Return every line below as is, leaving out the pictures.
** START SUPPLIED DATA **
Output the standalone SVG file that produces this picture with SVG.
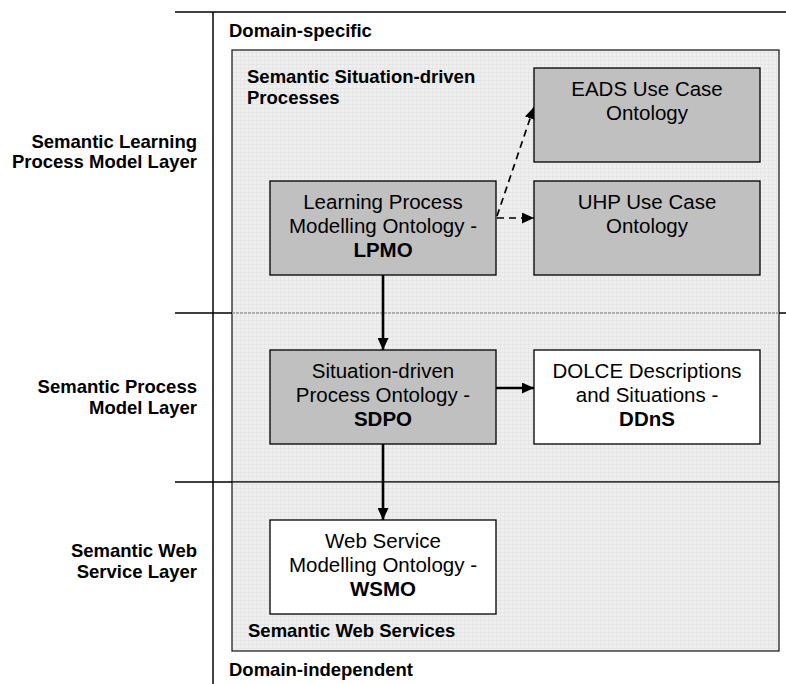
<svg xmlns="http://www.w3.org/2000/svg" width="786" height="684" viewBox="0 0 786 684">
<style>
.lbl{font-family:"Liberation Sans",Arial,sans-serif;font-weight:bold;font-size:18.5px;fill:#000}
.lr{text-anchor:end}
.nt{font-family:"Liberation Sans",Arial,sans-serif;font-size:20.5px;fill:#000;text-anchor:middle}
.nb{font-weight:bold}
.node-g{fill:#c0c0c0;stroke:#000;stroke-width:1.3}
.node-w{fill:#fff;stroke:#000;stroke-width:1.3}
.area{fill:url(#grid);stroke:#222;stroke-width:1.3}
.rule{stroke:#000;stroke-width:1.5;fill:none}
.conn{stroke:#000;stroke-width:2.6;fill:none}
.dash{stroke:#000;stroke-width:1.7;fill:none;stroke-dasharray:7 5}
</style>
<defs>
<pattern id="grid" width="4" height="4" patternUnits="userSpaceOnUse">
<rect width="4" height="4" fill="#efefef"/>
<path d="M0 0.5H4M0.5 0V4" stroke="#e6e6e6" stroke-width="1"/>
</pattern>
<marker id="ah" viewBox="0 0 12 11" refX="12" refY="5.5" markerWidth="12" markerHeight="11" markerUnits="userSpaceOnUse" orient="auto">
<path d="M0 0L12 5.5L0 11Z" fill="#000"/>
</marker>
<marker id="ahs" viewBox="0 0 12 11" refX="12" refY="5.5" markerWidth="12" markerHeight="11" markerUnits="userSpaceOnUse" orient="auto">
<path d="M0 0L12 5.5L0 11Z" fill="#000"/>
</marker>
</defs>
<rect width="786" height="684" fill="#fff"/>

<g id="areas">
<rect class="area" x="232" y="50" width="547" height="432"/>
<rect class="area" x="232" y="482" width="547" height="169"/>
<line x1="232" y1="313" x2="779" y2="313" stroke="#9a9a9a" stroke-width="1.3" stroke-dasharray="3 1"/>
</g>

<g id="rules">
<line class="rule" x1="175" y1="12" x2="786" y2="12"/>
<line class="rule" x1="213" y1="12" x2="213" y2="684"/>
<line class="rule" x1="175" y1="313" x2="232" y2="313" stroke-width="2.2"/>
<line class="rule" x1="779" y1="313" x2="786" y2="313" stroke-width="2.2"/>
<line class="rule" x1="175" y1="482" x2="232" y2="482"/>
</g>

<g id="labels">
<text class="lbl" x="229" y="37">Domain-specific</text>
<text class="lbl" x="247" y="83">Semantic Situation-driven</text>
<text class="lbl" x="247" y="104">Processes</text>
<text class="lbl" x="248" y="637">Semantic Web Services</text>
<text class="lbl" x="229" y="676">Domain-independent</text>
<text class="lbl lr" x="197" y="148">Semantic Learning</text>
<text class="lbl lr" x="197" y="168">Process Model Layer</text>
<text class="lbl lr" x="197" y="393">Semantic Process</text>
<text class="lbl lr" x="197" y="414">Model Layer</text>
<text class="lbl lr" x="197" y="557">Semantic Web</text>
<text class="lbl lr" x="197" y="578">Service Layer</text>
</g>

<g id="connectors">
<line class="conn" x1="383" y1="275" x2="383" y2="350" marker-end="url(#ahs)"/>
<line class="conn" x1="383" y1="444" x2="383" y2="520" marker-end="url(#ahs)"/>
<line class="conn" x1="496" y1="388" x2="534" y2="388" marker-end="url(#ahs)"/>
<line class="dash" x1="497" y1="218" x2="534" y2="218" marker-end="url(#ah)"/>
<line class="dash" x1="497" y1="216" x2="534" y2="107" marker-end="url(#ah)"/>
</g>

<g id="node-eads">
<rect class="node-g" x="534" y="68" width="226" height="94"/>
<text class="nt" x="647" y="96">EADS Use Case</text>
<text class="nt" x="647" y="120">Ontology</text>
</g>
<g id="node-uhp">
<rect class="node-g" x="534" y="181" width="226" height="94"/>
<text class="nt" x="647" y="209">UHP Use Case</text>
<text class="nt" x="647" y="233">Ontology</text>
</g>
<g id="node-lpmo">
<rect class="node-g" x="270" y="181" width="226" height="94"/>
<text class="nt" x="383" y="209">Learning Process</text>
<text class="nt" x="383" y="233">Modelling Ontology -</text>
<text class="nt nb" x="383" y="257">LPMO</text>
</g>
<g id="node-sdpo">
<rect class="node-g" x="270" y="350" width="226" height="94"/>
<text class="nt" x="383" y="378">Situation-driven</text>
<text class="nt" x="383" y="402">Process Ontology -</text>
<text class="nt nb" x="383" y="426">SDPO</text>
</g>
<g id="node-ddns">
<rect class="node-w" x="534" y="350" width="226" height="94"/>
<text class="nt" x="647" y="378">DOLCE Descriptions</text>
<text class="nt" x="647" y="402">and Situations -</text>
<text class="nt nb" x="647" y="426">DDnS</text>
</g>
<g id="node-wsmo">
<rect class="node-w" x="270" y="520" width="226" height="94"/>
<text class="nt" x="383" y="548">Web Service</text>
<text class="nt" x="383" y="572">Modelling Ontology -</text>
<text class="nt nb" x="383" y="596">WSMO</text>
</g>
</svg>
** END SUPPLIED DATA **
RESULT OF THE EXERCISE
Output the standalone SVG file that produces this picture with SVG.
<svg xmlns="http://www.w3.org/2000/svg" width="786" height="684" viewBox="0 0 786 684">
<style>
.lbl{font-family:"Liberation Sans",Arial,sans-serif;font-weight:bold;font-size:18.5px;fill:#000}
.lr{text-anchor:end}
.nt{font-family:"Liberation Sans",Arial,sans-serif;font-size:20.5px;fill:#000;text-anchor:middle}
.nb{font-weight:bold}
.node-g{fill:#c0c0c0;stroke:#000;stroke-width:1.3}
.node-w{fill:#fff;stroke:#000;stroke-width:1.3}
.area{fill:url(#grid);stroke:#222;stroke-width:1.3}
.rule{stroke:#000;stroke-width:1.5;fill:none}
.conn{stroke:#000;stroke-width:2.6;fill:none}
.dash{stroke:#000;stroke-width:1.7;fill:none;stroke-dasharray:7 5}
</style>
<defs>
<pattern id="grid" width="4" height="4" patternUnits="userSpaceOnUse">
<rect width="4" height="4" fill="#efefef"/>
<path d="M0 0.5H4M0.5 0V4" stroke="#e6e6e6" stroke-width="1"/>
</pattern>
<marker id="ah" viewBox="0 0 12 11" refX="12" refY="5.5" markerWidth="12" markerHeight="11" markerUnits="userSpaceOnUse" orient="auto">
<path d="M0 0L12 5.5L0 11Z" fill="#000"/>
</marker>
<marker id="ahs" viewBox="0 0 12 11" refX="12" refY="5.5" markerWidth="12" markerHeight="11" markerUnits="userSpaceOnUse" orient="auto">
<path d="M0 0L12 5.5L0 11Z" fill="#000"/>
</marker>
</defs>
<rect width="786" height="684" fill="#fff"/>

<g id="areas">
<rect class="area" x="232" y="50" width="547" height="432"/>
<rect class="area" x="232" y="482" width="547" height="169"/>
<line x1="232" y1="313" x2="779" y2="313" stroke="#9a9a9a" stroke-width="1.3" stroke-dasharray="3 1"/>
</g>

<g id="rules">
<line class="rule" x1="175" y1="12" x2="786" y2="12"/>
<line class="rule" x1="213" y1="12" x2="213" y2="684"/>
<line class="rule" x1="175" y1="313" x2="232" y2="313" stroke-width="2.2"/>
<line class="rule" x1="779" y1="313" x2="786" y2="313" stroke-width="2.2"/>
<line class="rule" x1="175" y1="482" x2="232" y2="482"/>
</g>

<g id="labels">
<text class="lbl" x="229" y="37">Domain-specific</text>
<text class="lbl" x="247" y="83">Semantic Situation-driven</text>
<text class="lbl" x="247" y="104">Processes</text>
<text class="lbl" x="248" y="637">Semantic Web Services</text>
<text class="lbl" x="229" y="676">Domain-independent</text>
<text class="lbl lr" x="197" y="148">Semantic Learning</text>
<text class="lbl lr" x="197" y="168">Process Model Layer</text>
<text class="lbl lr" x="197" y="393">Semantic Process</text>
<text class="lbl lr" x="197" y="414">Model Layer</text>
<text class="lbl lr" x="197" y="557">Semantic Web</text>
<text class="lbl lr" x="197" y="578">Service Layer</text>
</g>

<g id="connectors">
<line class="conn" x1="383" y1="275" x2="383" y2="350" marker-end="url(#ahs)"/>
<line class="conn" x1="383" y1="444" x2="383" y2="520" marker-end="url(#ahs)"/>
<line class="conn" x1="496" y1="388" x2="534" y2="388" marker-end="url(#ahs)"/>
<line class="dash" x1="497" y1="218" x2="534" y2="218" marker-end="url(#ah)"/>
<line class="dash" x1="497" y1="216" x2="534" y2="107" marker-end="url(#ah)"/>
</g>

<g id="node-eads">
<rect class="node-g" x="534" y="68" width="226" height="94"/>
<text class="nt" x="647" y="96">EADS Use Case</text>
<text class="nt" x="647" y="120">Ontology</text>
</g>
<g id="node-uhp">
<rect class="node-g" x="534" y="181" width="226" height="94"/>
<text class="nt" x="647" y="209">UHP Use Case</text>
<text class="nt" x="647" y="233">Ontology</text>
</g>
<g id="node-lpmo">
<rect class="node-g" x="270" y="181" width="226" height="94"/>
<text class="nt" x="383" y="209">Learning Process</text>
<text class="nt" x="383" y="233">Modelling Ontology -</text>
<text class="nt nb" x="383" y="257">LPMO</text>
</g>
<g id="node-sdpo">
<rect class="node-g" x="270" y="350" width="226" height="94"/>
<text class="nt" x="383" y="378">Situation-driven</text>
<text class="nt" x="383" y="402">Process Ontology -</text>
<text class="nt nb" x="383" y="426">SDPO</text>
</g>
<g id="node-ddns">
<rect class="node-w" x="534" y="350" width="226" height="94"/>
<text class="nt" x="647" y="378">DOLCE Descriptions</text>
<text class="nt" x="647" y="402">and Situations -</text>
<text class="nt nb" x="647" y="426">DDnS</text>
</g>
<g id="node-wsmo">
<rect class="node-w" x="270" y="520" width="226" height="94"/>
<text class="nt" x="383" y="548">Web Service</text>
<text class="nt" x="383" y="572">Modelling Ontology -</text>
<text class="nt nb" x="383" y="596">WSMO</text>
</g>
</svg>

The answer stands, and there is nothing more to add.